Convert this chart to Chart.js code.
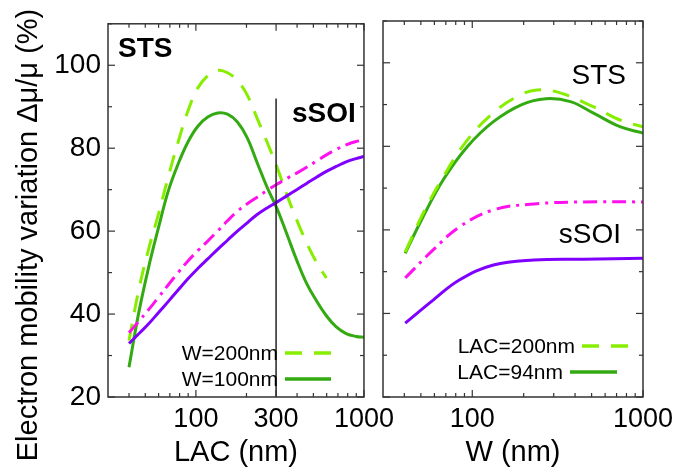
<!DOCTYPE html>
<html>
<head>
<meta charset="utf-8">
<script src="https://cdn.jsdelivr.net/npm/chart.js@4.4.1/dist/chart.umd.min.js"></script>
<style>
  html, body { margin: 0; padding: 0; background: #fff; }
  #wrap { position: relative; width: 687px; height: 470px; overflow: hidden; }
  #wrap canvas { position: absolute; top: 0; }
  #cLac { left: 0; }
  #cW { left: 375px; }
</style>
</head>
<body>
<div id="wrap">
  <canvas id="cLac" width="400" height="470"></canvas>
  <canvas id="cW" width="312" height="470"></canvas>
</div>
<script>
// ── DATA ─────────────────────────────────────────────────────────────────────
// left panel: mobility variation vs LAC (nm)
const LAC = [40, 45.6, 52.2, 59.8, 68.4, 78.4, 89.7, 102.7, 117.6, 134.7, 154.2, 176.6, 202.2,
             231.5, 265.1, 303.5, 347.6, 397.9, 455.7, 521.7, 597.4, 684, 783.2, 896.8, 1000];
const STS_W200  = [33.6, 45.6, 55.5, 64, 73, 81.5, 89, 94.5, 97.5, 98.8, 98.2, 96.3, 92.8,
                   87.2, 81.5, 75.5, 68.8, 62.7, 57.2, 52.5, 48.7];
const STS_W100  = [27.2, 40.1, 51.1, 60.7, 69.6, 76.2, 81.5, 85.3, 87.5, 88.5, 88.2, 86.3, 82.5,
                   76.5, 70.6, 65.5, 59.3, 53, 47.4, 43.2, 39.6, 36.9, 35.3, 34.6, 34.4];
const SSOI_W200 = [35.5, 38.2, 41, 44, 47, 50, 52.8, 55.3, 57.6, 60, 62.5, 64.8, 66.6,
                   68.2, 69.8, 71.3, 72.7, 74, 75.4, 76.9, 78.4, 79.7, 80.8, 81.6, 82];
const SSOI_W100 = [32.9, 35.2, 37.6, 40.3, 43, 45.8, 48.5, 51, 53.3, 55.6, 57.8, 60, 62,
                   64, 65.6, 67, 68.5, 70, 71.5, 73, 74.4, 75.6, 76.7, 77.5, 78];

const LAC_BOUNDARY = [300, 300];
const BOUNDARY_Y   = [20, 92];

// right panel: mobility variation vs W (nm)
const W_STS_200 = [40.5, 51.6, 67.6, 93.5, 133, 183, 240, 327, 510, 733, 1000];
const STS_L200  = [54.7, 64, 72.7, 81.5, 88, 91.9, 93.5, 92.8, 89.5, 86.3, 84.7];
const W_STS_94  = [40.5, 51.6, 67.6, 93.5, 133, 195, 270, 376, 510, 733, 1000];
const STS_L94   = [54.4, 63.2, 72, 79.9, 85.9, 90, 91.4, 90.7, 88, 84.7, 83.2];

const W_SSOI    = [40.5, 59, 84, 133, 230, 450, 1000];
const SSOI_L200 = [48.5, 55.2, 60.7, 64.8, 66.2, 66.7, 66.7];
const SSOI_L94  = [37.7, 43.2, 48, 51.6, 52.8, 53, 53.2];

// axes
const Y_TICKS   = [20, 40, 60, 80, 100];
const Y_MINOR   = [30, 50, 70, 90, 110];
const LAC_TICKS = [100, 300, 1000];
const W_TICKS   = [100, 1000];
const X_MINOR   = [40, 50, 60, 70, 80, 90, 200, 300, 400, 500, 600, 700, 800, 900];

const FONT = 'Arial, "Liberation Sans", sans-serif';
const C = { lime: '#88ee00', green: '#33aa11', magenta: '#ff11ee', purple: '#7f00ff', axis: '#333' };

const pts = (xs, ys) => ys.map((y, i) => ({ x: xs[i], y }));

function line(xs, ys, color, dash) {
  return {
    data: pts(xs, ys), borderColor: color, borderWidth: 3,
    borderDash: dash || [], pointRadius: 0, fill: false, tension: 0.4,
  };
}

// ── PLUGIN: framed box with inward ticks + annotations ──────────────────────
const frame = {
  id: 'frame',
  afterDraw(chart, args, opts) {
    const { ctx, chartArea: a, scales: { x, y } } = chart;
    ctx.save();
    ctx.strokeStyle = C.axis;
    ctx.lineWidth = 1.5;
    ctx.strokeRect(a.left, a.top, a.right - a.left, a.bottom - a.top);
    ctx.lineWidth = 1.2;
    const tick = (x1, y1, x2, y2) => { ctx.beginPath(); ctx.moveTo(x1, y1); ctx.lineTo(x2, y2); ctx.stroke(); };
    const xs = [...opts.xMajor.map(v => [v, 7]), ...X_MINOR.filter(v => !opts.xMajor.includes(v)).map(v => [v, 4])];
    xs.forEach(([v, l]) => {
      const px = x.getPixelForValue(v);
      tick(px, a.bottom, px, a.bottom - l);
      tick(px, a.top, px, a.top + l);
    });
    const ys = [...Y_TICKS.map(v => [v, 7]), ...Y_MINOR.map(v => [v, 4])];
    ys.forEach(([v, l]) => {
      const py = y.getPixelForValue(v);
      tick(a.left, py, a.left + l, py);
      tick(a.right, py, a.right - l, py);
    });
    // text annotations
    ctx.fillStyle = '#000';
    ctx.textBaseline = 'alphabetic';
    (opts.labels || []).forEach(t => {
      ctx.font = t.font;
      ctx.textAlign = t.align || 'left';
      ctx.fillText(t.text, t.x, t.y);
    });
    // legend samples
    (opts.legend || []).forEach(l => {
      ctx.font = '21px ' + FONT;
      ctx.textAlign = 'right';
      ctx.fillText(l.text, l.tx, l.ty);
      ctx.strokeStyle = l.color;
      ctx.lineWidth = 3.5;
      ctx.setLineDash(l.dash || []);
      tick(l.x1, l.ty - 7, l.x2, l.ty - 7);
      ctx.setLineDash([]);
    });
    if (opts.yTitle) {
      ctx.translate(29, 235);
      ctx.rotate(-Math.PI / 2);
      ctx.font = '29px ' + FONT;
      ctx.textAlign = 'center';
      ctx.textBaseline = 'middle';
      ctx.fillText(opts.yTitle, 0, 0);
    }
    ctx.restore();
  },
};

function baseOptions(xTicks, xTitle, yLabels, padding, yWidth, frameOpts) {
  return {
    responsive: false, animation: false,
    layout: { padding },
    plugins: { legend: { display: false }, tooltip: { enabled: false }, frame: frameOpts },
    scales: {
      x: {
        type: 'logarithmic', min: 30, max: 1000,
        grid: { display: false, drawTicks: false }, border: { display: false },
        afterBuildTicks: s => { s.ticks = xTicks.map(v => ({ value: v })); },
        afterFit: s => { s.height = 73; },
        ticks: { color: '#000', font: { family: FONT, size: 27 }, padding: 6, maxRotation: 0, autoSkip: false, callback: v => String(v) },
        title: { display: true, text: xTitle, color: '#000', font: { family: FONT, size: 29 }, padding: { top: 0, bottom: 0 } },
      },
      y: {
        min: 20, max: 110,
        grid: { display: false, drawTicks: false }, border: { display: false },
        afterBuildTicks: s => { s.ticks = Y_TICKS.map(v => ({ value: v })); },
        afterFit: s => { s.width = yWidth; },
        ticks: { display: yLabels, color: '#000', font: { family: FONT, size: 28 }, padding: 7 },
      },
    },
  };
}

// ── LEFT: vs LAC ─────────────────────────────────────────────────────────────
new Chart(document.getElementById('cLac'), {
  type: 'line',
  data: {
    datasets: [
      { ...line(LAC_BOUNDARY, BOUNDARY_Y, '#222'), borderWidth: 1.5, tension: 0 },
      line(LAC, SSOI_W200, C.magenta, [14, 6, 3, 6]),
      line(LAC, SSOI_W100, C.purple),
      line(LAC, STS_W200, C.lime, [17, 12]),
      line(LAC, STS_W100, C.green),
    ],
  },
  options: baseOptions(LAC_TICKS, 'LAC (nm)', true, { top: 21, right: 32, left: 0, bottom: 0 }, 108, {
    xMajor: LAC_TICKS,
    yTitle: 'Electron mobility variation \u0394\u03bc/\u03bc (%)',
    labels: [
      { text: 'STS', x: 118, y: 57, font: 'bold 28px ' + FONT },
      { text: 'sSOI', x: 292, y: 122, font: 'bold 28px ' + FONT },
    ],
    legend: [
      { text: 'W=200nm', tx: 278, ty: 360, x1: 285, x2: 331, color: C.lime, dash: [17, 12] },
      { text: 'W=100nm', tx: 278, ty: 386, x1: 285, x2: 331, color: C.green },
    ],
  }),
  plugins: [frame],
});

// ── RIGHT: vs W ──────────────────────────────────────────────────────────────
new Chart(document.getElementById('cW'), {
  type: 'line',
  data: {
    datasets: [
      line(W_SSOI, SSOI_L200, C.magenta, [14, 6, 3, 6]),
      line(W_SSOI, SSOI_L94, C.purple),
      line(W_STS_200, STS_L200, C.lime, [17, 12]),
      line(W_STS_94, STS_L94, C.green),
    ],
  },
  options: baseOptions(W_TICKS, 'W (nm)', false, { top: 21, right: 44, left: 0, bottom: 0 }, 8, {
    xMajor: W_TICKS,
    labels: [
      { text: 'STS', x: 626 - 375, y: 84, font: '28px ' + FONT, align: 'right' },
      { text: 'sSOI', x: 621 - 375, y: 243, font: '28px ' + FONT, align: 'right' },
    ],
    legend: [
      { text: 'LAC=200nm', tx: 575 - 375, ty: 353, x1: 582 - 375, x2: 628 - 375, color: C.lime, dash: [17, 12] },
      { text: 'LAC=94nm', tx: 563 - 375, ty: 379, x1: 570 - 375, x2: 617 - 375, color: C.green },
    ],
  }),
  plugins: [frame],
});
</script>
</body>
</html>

········

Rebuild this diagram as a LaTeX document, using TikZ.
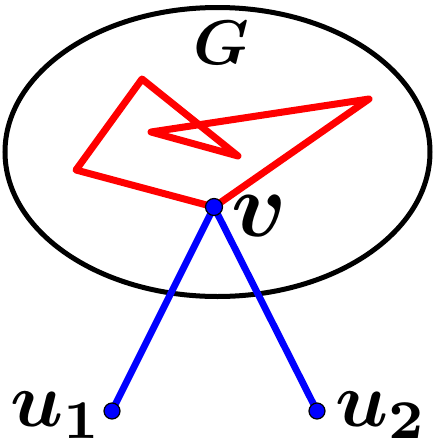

········

In the listing above, find the lines holding the word "this" and copy them.

▶ [Correct response]
Convert this chart to Chart.js code.
Rebuild this diagram as a LaTeX document, using TikZ.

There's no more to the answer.